EXERCISE: Each line of the material must be repeated precisely, with the pictures left out.

* begin INFORMATION PROVIDED *

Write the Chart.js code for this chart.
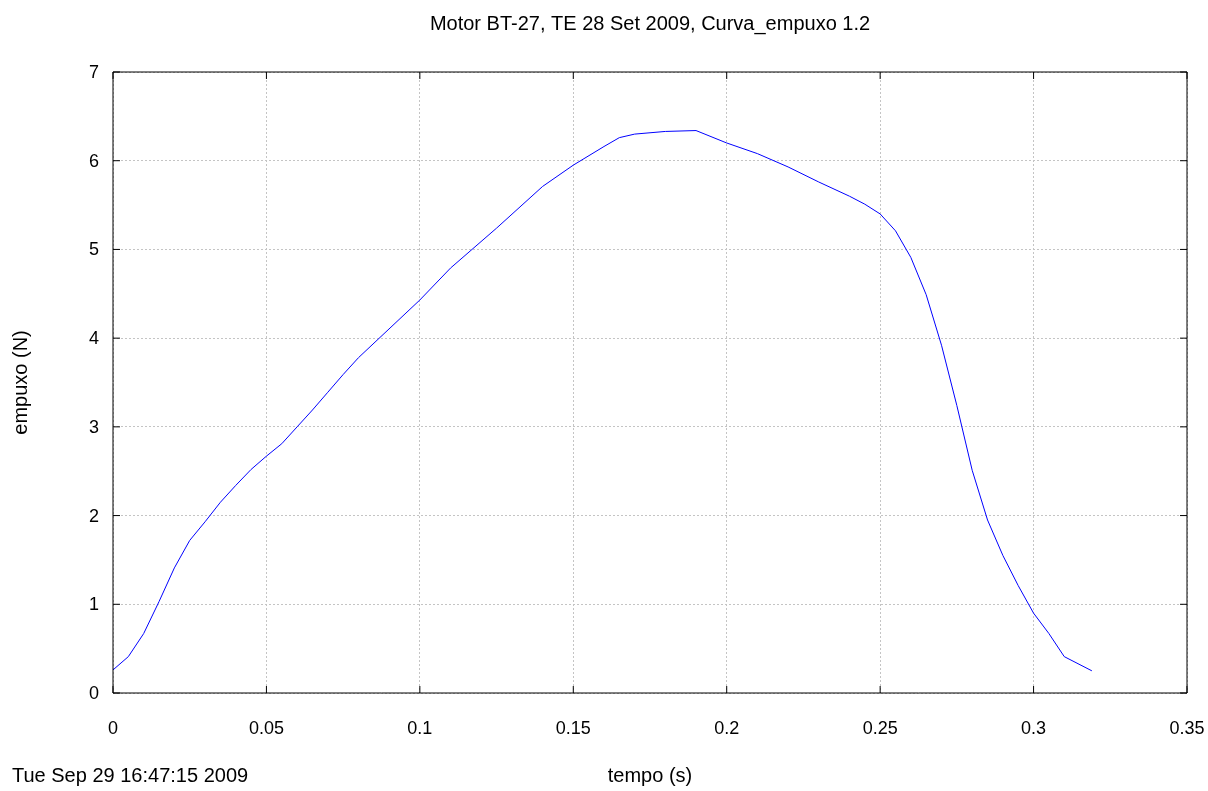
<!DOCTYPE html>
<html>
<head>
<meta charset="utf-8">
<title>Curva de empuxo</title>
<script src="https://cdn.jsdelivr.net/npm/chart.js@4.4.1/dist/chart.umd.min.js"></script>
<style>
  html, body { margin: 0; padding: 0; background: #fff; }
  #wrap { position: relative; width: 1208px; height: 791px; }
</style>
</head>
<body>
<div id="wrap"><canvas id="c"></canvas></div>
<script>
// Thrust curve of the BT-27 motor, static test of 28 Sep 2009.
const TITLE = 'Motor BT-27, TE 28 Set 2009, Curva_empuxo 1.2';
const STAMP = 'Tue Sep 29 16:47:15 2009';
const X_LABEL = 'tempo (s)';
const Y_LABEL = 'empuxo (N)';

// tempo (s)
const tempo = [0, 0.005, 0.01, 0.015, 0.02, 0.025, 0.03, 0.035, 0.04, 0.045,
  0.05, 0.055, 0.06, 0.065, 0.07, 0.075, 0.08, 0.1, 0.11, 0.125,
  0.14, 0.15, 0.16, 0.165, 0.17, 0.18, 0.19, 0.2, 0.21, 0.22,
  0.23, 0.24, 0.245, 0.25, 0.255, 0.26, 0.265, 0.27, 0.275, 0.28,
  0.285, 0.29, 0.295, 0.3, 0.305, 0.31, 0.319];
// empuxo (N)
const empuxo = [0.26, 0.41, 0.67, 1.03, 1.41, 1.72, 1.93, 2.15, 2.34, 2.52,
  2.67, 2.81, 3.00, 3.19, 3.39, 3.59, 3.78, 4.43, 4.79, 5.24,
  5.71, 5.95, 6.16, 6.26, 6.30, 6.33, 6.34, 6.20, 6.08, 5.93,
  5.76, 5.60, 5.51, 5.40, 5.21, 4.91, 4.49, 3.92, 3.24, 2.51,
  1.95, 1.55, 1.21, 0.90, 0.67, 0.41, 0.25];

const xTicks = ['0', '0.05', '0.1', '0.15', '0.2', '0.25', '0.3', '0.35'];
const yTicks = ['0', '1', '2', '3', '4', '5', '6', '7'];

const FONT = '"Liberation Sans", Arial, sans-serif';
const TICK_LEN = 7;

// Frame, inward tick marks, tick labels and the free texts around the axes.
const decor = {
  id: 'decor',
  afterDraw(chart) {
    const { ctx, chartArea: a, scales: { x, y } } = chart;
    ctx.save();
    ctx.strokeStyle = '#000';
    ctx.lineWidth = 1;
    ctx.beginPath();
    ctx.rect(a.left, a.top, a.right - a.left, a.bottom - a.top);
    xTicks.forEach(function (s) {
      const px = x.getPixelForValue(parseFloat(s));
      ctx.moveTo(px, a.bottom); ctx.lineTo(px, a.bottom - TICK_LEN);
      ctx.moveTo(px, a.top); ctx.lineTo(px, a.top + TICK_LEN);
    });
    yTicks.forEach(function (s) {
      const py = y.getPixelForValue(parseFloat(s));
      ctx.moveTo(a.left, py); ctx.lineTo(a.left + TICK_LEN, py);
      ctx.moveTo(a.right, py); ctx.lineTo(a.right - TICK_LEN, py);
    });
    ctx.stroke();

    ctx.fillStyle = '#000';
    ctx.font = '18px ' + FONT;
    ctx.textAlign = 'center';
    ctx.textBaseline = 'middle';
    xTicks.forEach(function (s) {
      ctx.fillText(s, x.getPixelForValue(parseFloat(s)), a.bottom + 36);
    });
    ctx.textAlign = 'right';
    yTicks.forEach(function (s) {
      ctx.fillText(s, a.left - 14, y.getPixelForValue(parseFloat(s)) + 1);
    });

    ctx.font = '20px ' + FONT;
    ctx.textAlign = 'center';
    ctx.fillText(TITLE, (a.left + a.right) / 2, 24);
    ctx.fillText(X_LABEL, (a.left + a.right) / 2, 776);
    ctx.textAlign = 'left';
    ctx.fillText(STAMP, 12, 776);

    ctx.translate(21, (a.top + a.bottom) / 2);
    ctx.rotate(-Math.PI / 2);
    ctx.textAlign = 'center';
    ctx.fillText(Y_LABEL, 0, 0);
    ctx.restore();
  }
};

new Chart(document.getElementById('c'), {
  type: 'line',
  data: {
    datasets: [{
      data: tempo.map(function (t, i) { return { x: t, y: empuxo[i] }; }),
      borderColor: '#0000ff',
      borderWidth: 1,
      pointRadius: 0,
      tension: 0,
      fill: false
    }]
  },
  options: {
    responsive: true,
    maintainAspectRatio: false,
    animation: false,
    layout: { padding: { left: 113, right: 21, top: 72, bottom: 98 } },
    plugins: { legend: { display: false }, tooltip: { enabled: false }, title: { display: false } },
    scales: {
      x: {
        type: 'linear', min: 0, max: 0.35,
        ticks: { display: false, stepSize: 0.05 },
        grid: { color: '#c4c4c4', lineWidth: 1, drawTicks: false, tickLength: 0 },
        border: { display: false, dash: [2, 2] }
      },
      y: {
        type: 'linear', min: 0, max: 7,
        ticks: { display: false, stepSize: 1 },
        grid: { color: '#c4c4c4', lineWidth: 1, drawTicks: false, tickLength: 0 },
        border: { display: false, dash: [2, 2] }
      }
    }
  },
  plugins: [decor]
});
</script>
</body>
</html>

* end INFORMATION PROVIDED *

ANSWER FOR THE TASK:
Write the Chart.js code for this chart.
<!DOCTYPE html>
<html>
<head>
<meta charset="utf-8">
<title>Curva de empuxo</title>
<script src="https://cdn.jsdelivr.net/npm/chart.js@4.4.1/dist/chart.umd.min.js"></script>
<style>
  html, body { margin: 0; padding: 0; background: #fff; }
  #wrap { position: relative; width: 1208px; height: 791px; }
</style>
</head>
<body>
<div id="wrap"><canvas id="c"></canvas></div>
<script>
// Thrust curve of the BT-27 motor, static test of 28 Sep 2009.
const TITLE = 'Motor BT-27, TE 28 Set 2009, Curva_empuxo 1.2';
const STAMP = 'Tue Sep 29 16:47:15 2009';
const X_LABEL = 'tempo (s)';
const Y_LABEL = 'empuxo (N)';

// tempo (s)
const tempo = [0, 0.005, 0.01, 0.015, 0.02, 0.025, 0.03, 0.035, 0.04, 0.045,
  0.05, 0.055, 0.06, 0.065, 0.07, 0.075, 0.08, 0.1, 0.11, 0.125,
  0.14, 0.15, 0.16, 0.165, 0.17, 0.18, 0.19, 0.2, 0.21, 0.22,
  0.23, 0.24, 0.245, 0.25, 0.255, 0.26, 0.265, 0.27, 0.275, 0.28,
  0.285, 0.29, 0.295, 0.3, 0.305, 0.31, 0.319];
// empuxo (N)
const empuxo = [0.26, 0.41, 0.67, 1.03, 1.41, 1.72, 1.93, 2.15, 2.34, 2.52,
  2.67, 2.81, 3.00, 3.19, 3.39, 3.59, 3.78, 4.43, 4.79, 5.24,
  5.71, 5.95, 6.16, 6.26, 6.30, 6.33, 6.34, 6.20, 6.08, 5.93,
  5.76, 5.60, 5.51, 5.40, 5.21, 4.91, 4.49, 3.92, 3.24, 2.51,
  1.95, 1.55, 1.21, 0.90, 0.67, 0.41, 0.25];

const xTicks = ['0', '0.05', '0.1', '0.15', '0.2', '0.25', '0.3', '0.35'];
const yTicks = ['0', '1', '2', '3', '4', '5', '6', '7'];

const FONT = '"Liberation Sans", Arial, sans-serif';
const TICK_LEN = 7;

// Frame, inward tick marks, tick labels and the free texts around the axes.
const decor = {
  id: 'decor',
  afterDraw(chart) {
    const { ctx, chartArea: a, scales: { x, y } } = chart;
    ctx.save();
    ctx.strokeStyle = '#000';
    ctx.lineWidth = 1;
    ctx.beginPath();
    ctx.rect(a.left, a.top, a.right - a.left, a.bottom - a.top);
    xTicks.forEach(function (s) {
      const px = x.getPixelForValue(parseFloat(s));
      ctx.moveTo(px, a.bottom); ctx.lineTo(px, a.bottom - TICK_LEN);
      ctx.moveTo(px, a.top); ctx.lineTo(px, a.top + TICK_LEN);
    });
    yTicks.forEach(function (s) {
      const py = y.getPixelForValue(parseFloat(s));
      ctx.moveTo(a.left, py); ctx.lineTo(a.left + TICK_LEN, py);
      ctx.moveTo(a.right, py); ctx.lineTo(a.right - TICK_LEN, py);
    });
    ctx.stroke();

    ctx.fillStyle = '#000';
    ctx.font = '18px ' + FONT;
    ctx.textAlign = 'center';
    ctx.textBaseline = 'middle';
    xTicks.forEach(function (s) {
      ctx.fillText(s, x.getPixelForValue(parseFloat(s)), a.bottom + 36);
    });
    ctx.textAlign = 'right';
    yTicks.forEach(function (s) {
      ctx.fillText(s, a.left - 14, y.getPixelForValue(parseFloat(s)) + 1);
    });

    ctx.font = '20px ' + FONT;
    ctx.textAlign = 'center';
    ctx.fillText(TITLE, (a.left + a.right) / 2, 24);
    ctx.fillText(X_LABEL, (a.left + a.right) / 2, 776);
    ctx.textAlign = 'left';
    ctx.fillText(STAMP, 12, 776);

    ctx.translate(21, (a.top + a.bottom) / 2);
    ctx.rotate(-Math.PI / 2);
    ctx.textAlign = 'center';
    ctx.fillText(Y_LABEL, 0, 0);
    ctx.restore();
  }
};

new Chart(document.getElementById('c'), {
  type: 'line',
  data: {
    datasets: [{
      data: tempo.map(function (t, i) { return { x: t, y: empuxo[i] }; }),
      borderColor: '#0000ff',
      borderWidth: 1,
      pointRadius: 0,
      tension: 0,
      fill: false
    }]
  },
  options: {
    responsive: true,
    maintainAspectRatio: false,
    animation: false,
    layout: { padding: { left: 113, right: 21, top: 72, bottom: 98 } },
    plugins: { legend: { display: false }, tooltip: { enabled: false }, title: { display: false } },
    scales: {
      x: {
        type: 'linear', min: 0, max: 0.35,
        ticks: { display: false, stepSize: 0.05 },
        grid: { color: '#c4c4c4', lineWidth: 1, drawTicks: false, tickLength: 0 },
        border: { display: false, dash: [2, 2] }
      },
      y: {
        type: 'linear', min: 0, max: 7,
        ticks: { display: false, stepSize: 1 },
        grid: { color: '#c4c4c4', lineWidth: 1, drawTicks: false, tickLength: 0 },
        border: { display: false, dash: [2, 2] }
      }
    }
  },
  plugins: [decor]
});
</script>
</body>
</html>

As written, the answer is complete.